Jika berkaca pada negara lain, Myanmar misalnya, mereka memindahkan ibu kota ke Naypyidaw yang berujung menjadi kota mati karena masyarakat tidak ingin pindah walaupun pemerintah telah membangun infrastruktur sebagai penunjang ekonomi. Pegawai pemerintahan dan seluruh aparat pemerintahan juga akan terbebani oleh biaya perpindahan mereka, terlebih bagi mereka yang tidak dapat meninggalkan anak dan keluarga.
Terlebih lagi dari sisi keamanan dan nilai strategis Penajam sebagai IKN belum mendapatkan kajian mendalam. IKN haruslah berada pada daerah yang terlindungi oleh sistem keamanan negara. Sepertinya hal ini juga belum terencana oleh pemerintah.
IKN adalah proyek yang dicanangkan hingga tahun 2024, apakah dua tahun saja cukup membangun fasilitas dan infrastruktur yang dibutuhkan? Infrastruktur bukan hanya gedung dan jalan, namun semua hardware dan software yang dibutuhkan oleh pemerintahan. Itu pun jika pemerintahan saat ini masih tetap berkuasa, jika tidak? Apakah pemerintahan selanjutnya mau melanjutkan proyek yang sudah direncanakan? Jika tidak, maka semua ini akan menjadi kesia-siaan belaka.
Dari sisi lingkungan, Kalimantan merupakan wilayah hijau sebagai paru-paru dunia, hanya karena ambisi politik pembangunan IKN mengorbankan ratusan hektar area hijau. Hal ini juga mendapatkan banyak penolakan oleh aktivis lingkungan hidup. Senada dengan para aktivis, beberapa ahli ekonomi, tata negara dan politik juga memberikan penolakan dari rencana ini. Masyarakat pun juga banyak memberikan opini seputar penolakan. Namun, sepertinya suara rakyat disaat seperti ini tidak pernah didengar oleh pemerintah.
Demikianlah ironi demokrasi, slogan suara rakyat adalah suara Tuhan hanyalah isapan jempol semata. Kebijakan yang dikeluarkan tidak lagi untuk kepentingan rakyat, kebijakan yang buat justru banyak mambawa pada kezaliman dan kerusakan.
Memindahkan ibu kota untuk alasan yang lebih baik ada benarnya, namun untuk saat ini rasanya masih kurang tepat. Jika rencana pemindahan terus dilanjutkan, sungguh pemerintah nirempati terhadap kondisi masyarakat saat ini.

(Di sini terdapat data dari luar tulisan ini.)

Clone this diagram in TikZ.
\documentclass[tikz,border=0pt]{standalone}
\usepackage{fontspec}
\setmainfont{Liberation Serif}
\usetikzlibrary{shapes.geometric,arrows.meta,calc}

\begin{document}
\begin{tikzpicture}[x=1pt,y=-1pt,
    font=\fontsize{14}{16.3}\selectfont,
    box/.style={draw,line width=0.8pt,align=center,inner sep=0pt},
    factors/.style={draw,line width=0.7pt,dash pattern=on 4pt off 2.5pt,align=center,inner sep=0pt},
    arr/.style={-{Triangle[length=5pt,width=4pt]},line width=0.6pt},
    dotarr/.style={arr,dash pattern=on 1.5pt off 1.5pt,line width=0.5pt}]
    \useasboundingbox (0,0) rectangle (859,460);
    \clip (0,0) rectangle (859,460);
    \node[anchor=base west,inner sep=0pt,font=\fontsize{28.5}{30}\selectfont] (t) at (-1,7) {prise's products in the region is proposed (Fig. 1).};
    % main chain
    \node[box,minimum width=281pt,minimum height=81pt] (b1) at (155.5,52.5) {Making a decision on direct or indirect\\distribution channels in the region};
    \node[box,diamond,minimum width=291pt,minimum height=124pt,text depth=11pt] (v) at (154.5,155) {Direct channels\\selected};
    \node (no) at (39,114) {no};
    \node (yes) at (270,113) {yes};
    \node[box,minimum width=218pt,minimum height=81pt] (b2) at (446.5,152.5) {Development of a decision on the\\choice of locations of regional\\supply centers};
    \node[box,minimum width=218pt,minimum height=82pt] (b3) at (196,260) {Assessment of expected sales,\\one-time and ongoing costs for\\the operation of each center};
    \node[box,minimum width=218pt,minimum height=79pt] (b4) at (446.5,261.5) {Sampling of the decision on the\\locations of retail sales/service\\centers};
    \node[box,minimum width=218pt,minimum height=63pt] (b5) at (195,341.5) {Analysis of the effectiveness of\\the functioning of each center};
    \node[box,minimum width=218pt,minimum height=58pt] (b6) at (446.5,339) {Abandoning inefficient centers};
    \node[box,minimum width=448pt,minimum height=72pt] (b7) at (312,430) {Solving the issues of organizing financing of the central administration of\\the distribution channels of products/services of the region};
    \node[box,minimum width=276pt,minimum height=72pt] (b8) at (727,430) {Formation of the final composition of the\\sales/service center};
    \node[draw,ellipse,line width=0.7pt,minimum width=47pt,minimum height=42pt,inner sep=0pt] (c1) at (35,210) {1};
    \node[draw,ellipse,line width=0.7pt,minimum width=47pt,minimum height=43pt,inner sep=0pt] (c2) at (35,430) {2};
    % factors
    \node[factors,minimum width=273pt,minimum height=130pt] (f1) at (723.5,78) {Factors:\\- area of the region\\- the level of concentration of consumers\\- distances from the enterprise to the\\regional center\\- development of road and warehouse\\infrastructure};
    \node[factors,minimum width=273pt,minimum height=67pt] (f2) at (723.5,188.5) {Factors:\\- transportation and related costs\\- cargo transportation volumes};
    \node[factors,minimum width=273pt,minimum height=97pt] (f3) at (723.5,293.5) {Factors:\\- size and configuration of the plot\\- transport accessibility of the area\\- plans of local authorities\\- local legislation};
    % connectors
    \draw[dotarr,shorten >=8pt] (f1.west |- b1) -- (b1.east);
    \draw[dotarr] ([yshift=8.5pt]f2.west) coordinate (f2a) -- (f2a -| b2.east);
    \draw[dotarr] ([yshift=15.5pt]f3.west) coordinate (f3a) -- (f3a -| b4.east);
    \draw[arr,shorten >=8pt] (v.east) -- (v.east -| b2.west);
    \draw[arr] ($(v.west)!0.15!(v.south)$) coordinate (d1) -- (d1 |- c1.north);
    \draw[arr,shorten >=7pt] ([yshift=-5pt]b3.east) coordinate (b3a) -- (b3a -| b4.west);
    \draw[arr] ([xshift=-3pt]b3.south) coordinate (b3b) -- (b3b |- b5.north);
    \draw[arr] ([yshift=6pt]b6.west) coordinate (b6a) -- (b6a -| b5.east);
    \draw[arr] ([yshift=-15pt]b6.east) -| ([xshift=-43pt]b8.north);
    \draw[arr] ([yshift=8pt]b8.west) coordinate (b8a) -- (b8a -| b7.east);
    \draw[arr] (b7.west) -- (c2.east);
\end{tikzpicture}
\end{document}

Perpindahan bisa dilakukan jika kondisi perekonomian stabil dan kesejahteraan masyarakat terjamin. Namun, mengingat watak demokrasi yang memang tak bisa sejalan dengan kepentingan rakyat, akan sulit mendapatkan kondisi sejahtera yang diinginkan.

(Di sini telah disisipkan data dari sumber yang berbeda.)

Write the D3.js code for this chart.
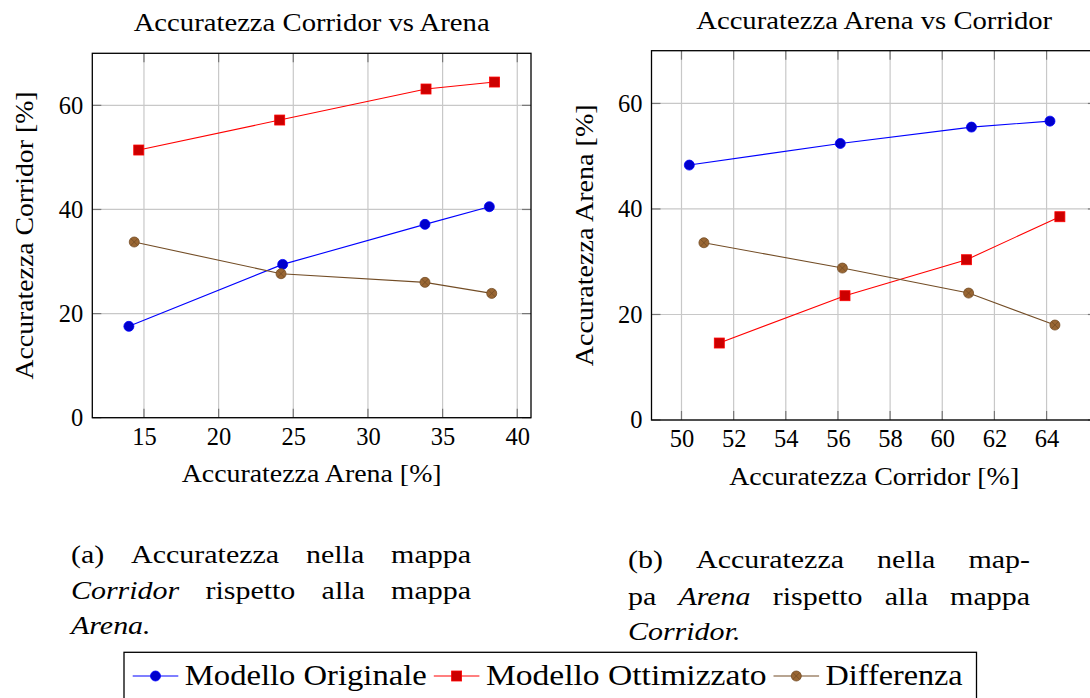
<!DOCTYPE html>
<html>
<head>
<meta charset="utf-8">
<script src="https://cdn.jsdelivr.net/npm/d3@7"></script>
<style>
  body { margin: 0; background: #fff; }
  svg { display: block; }
</style>
</head>
<body>
<svg width="1090" height="698"></svg>
<script>
// --- data ---
const seriesNames = ["Modello Originale", "Modello Ottimizzato", "Differenza"];

// (a) Corridor vs Arena
const aOrigX = [13.99, 24.29, 33.82, 38.13];
const aOrigY = [17.55, 29.45, 37.14, 40.53];
const aOptX  = [14.65, 24.09, 33.89, 38.48];
const aOptY  = [51.42, 57.18, 63.14, 64.48];
const aDiffX = [14.35, 24.18, 33.82, 38.29];
const aDiffY = [33.75, 27.66, 26.00, 23.88];
const aTicksX = [15, 20, 25, 30, 35, 40];

// (b) Arena vs Corridor
const bOrigX = [50.30, 56.09, 61.12, 64.13];
const bOrigY = [48.32, 52.42, 55.52, 56.65];
const bOptX  = [51.45, 56.27, 60.93, 64.51];
const bOptY  = [14.59, 23.56, 30.38, 38.53];
const bDiffX = [50.86, 56.17, 61.01, 64.32];
const bDiffY = [33.60, 28.80, 24.06, 18.00];
const bTicksX = [50, 52, 54, 56, 58, 60, 62, 64];

const yTicks = [0, 20, 40, 60];

const svg = d3.select('svg');

// pick the first serif face that is really installed
function hasFont(name) {
  const t = svg.append('text').attr('font-size', 40).text('mmmwwwiiilll AaQg 0123');
  t.attr('font-family', 'monospace');
  const a = t.node().getComputedTextLength();
  t.attr('font-family', `"${name}", monospace`);
  const b = t.node().getComputedTextLength();
  t.remove();
  return Math.abs(a - b) > 0.5;
}
const serifCandidates = ['Liberation Serif', 'DejaVu Serif', 'Tinos', 'Nimbus Roman', 'FreeSerif', 'Noto Serif', 'Times New Roman'];
const found = serifCandidates.find(hasFont);
const FONT = found ? `"${found}", serif` : 'serif';

const styles = [
  {line: '#0000ff', fill: '#0000cc', stroke: '#0000ff', mark: 'circle'},
  {line: '#ff0000', fill: '#cc0000', stroke: '#ff0000', mark: 'square'},
  {line: '#734d26', fill: '#996633', stroke: '#734d26', mark: 'otimes'}
];

function zip(xs, ys) { return xs.map((v, i) => [v, ys[i]]); }

function drawMark(g, st, cx, cy) {
  if (st.mark === 'circle') {
    g.append('circle').attr('cx', cx).attr('cy', cy).attr('r', 5)
      .attr('fill', st.fill).attr('stroke', st.stroke).attr('stroke-width', 0.8);
  } else if (st.mark === 'square') {
    g.append('rect').attr('x', cx - 5).attr('y', cy - 5).attr('width', 10).attr('height', 10)
      .attr('fill', st.fill).attr('stroke', st.stroke).attr('stroke-width', 0.8);
  } else {
    g.append('circle').attr('cx', cx).attr('cy', cy).attr('r', 5)
      .attr('fill', st.fill).attr('stroke', st.stroke).attr('stroke-width', 0.8);
    const d = 3.5;
    g.append('path')
      .attr('d', `M${cx - d},${cy - d}L${cx + d},${cy + d}M${cx - d},${cy + d}L${cx + d},${cy - d}`)
      .attr('stroke', st.stroke).attr('stroke-width', 0.8);
  }
}

function txt(sel) { return sel.attr('font-family', FONT).attr('fill', '#000'); }

function panel(o) {
  const x = d3.scaleLinear().domain(o.xDomain).range([o.left, o.right]);
  const y = d3.scaleLinear().domain([0, 70]).range([o.bottom, o.top]);
  const g = svg.append('g');

  // grid
  g.append('g').selectAll('line').data(o.xTicks).join('line')
    .attr('x1', d => x(d)).attr('x2', d => x(d))
    .attr('y1', o.top).attr('y2', o.bottom)
    .attr('stroke', '#c8c8c8').attr('stroke-width', 1.2);
  g.append('g').selectAll('line').data(yTicks).join('line')
    .attr('y1', d => y(d)).attr('y2', d => y(d))
    .attr('x1', o.left).attr('x2', o.right)
    .attr('stroke', '#c8c8c8').attr('stroke-width', 1.2);

  // inner ticks on all four sides
  const tl = 9;
  const tk = g.append('g').attr('stroke', '#777').attr('stroke-width', 1.2);
  o.xTicks.forEach(d => {
    tk.append('line').attr('x1', x(d)).attr('x2', x(d)).attr('y1', o.bottom).attr('y2', o.bottom - tl);
    tk.append('line').attr('x1', x(d)).attr('x2', x(d)).attr('y1', o.top).attr('y2', o.top + tl);
  });
  yTicks.forEach(d => {
    tk.append('line').attr('y1', y(d)).attr('y2', y(d)).attr('x1', o.left).attr('x2', o.left + tl);
    tk.append('line').attr('y1', y(d)).attr('y2', y(d)).attr('x1', o.right).attr('x2', o.right - tl);
  });

  // tick labels via d3 axes
  const ax = g.append('g').attr('transform', `translate(0,${o.bottom})`)
    .call(d3.axisBottom(x).tickValues(o.xTicks).tickSize(0).tickPadding(10));
  const ay = g.append('g').attr('transform', `translate(${o.left},0)`)
    .call(d3.axisLeft(y).tickValues(yTicks).tickSize(0).tickPadding(9));
  [ax, ay].forEach(a => {
    a.attr('font-family', FONT);
    a.select('.domain').remove();
    txt(a.selectAll('text')).attr('font-size', 24.5);
  });

  // frame
  g.append('rect').attr('x', o.left).attr('y', o.top)
    .attr('width', o.right - o.left).attr('height', o.bottom - o.top)
    .attr('fill', 'none').attr('stroke', '#000').attr('stroke-width', 1.3);

  // series
  const line = d3.line().x(d => x(d[0])).y(d => y(d[1]));
  o.series.forEach((pts, i) => {
    const st = styles[i];
    g.append('path').datum(pts).attr('d', line)
      .attr('fill', 'none').attr('stroke', st.line).attr('stroke-width', 1.1);
    const mg = g.append('g');
    pts.forEach(p => drawMark(mg, st, x(p[0]), y(p[1])));
  });

  const cx = (o.left + o.right) / 2, cy = (o.top + o.bottom) / 2;
  txt(g.append('text')).attr('x', cx).attr('y', o.top - 22).attr('text-anchor', 'middle')
    .attr('font-size', 25).attr('textLength', o.titleW).attr('lengthAdjust', 'spacingAndGlyphs')
    .text(o.title);
  txt(g.append('text')).attr('x', cx).attr('y', o.bottom + 64.5).attr('text-anchor', 'middle')
    .attr('font-size', 25).attr('textLength', o.xLabelW).attr('lengthAdjust', 'spacingAndGlyphs')
    .text(o.xLabel);
  txt(g.append('text')).attr('transform', `translate(${o.left - 59},${cy}) rotate(-90)`)
    .attr('text-anchor', 'middle')
    .attr('font-size', 25).attr('textLength', o.yLabelW).attr('lengthAdjust', 'spacingAndGlyphs')
    .text(o.yLabel);
}

panel({
  left: 92.3, right: 531, top: 53.3, bottom: 417.7,
  xDomain: [11.54, 40.92], xTicks: aTicksX,
  series: [zip(aOrigX, aOrigY), zip(aOptX, aOptY), zip(aDiffX, aDiffY)],
  title: 'Accuratezza Corridor vs Arena', titleW: 356,
  xLabel: 'Accuratezza Arena [%]', xLabelW: 260,
  yLabel: 'Accuratezza Corridor [%]', yLabelW: 288
});

panel({
  left: 651.5, right: 1096.9, top: 50.7, bottom: 420,
  xDomain: [48.85, 65.93], xTicks: bTicksX,
  series: [zip(bOrigX, bOrigY), zip(bOptX, bOptY), zip(bDiffX, bDiffY)],
  title: 'Accuratezza Arena vs Corridor', titleW: 356,
  xLabel: 'Accuratezza Corridor [%]', xLabelW: 290,
  yLabel: 'Accuratezza Arena [%]', yLabelW: 262
});

// --- captions (justified) ---
function naturalWidth(w) {
  const t = txt(svg.append('text')).attr('font-size', 25).style('font-style', w.i ? 'italic' : 'normal').text(w.t);
  const v = t.node().getComputedTextLength();
  t.remove();
  return v;
}
// scale words so that "Accuratezza" is as wide as in the reference
const stretch = 148 / naturalWidth({t: 'Accuratezza', i: false});

function captionLine(words, x0, x1, base, justify) {
  const ws = words.map(w => naturalWidth(w) * stretch);
  const total = d3.sum(ws);
  const gap = justify ? (x1 - x0 - total) / (words.length - 1) : 8;
  let cx = x0;
  words.forEach((w, i) => {
    txt(svg.append('text')).attr('x', cx).attr('y', base).attr('font-size', 25)
      .style('font-style', w.i ? 'italic' : 'normal')
      .attr('textLength', ws[i]).attr('lengthAdjust', 'spacingAndGlyphs')
      .text(w.t);
    cx += ws[i] + gap;
  });
}
const W = (t, i) => ({t, i: !!i});

captionLine([W('(a)'), W('Accuratezza'), W('nella'), W('mappa')], 71, 471, 562.7, true);
captionLine([W('Corridor', 1), W('rispetto'), W('alla'), W('mappa')], 71, 471, 599, true);
captionLine([W('Arena.', 1)], 71, 471, 634.3, false);

captionLine([W('(b)'), W('Accuratezza'), W('nella'), W('map-')], 628, 1030, 568.3, true);
captionLine([W('pa'), W('Arena', 1), W('rispetto'), W('alla'), W('mappa')], 628, 1030, 605, true);
captionLine([W('Corridor.', 1)], 628, 1030, 640, false);

// --- legend ---
const lg = svg.append('g');
lg.append('rect').attr('x', 124).attr('y', 652.3).attr('width', 852.5).attr('height', 70)
  .attr('fill', '#fff').attr('stroke', '#000').attr('stroke-width', 1.3);
const legendTextW = [242, 280.6, 137];
let lx = 132.7;
seriesNames.forEach((name, i) => {
  const st = styles[i];
  lg.append('line').attr('x1', lx).attr('x2', lx + 45.6).attr('y1', 676).attr('y2', 676)
    .attr('stroke', st.line).attr('stroke-width', 1.1);
  drawMark(lg, st, lx + 22.8, 676);
  lx += 45.6 + 6.5;
  txt(lg.append('text')).attr('x', lx).attr('y', 685).attr('font-size', 30)
    .attr('textLength', legendTextW[i]).attr('lengthAdjust', 'spacingAndGlyphs')
    .text(name);
  lx += legendTextW[i] + 7;
});
</script>
</body>
</html>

Pengaturan pemerintahan yang minus peran agama sangat kental dalam sistem demokrasi. Mereka menjadikan rakyat sebagai tameng atas segala perilakunya. Merayu dan merakyat tatkala ingin mendapatkan tampuk kekuasaan, namun lalai dan abai terhadap kesejahteraan rakyat seusai menjabat adalah perilaku yang umum dalam sistem demokrasi. Mahalnya kursi kepemimpinan membuat pejabat melakukan berbagai cara untuk sekadar mengembalikan modal serta biaya hidup hedonis yang menyelimuti kehidupan pejabat.
Politik transaksional marak terjadi antara calon pejabat dengan pengusaha, dengan guyuran dana dari pengusaha, langkah mereka meraih kepemimpinan dapat diwujudkan. Selanjutnya, mereka akan berada dalam transaksi kepentingan yang berujung pada kebijakan-kebijakan yang berpihak pada pengusaha. Inilah alasan mengapa suara rakyat tidak pernah didengar oleh pejabat.
Dari sini, rakyat semestinya paham dengan apa yang terjadi dalam sistem demokrasi saat ini. Demokrasi menafikkan kepentingan rakyat. Oleh karena itu, benarlah bahwa sistem kehidupan terbaik hanyalah sistem yang berasal dari Islam. Sistem pemerintahan Islam yang tegak di atas kebenaran hakiki. Sistem yang mampu menjawab semua persoalan kehidupan serta memberikan konsep untuk menyejahterakan rakyat secara adil. Bukan hanya adil dan sejahtera bagi rakyatnya, namun juga bagi seluruh kehidupan di muka bumi.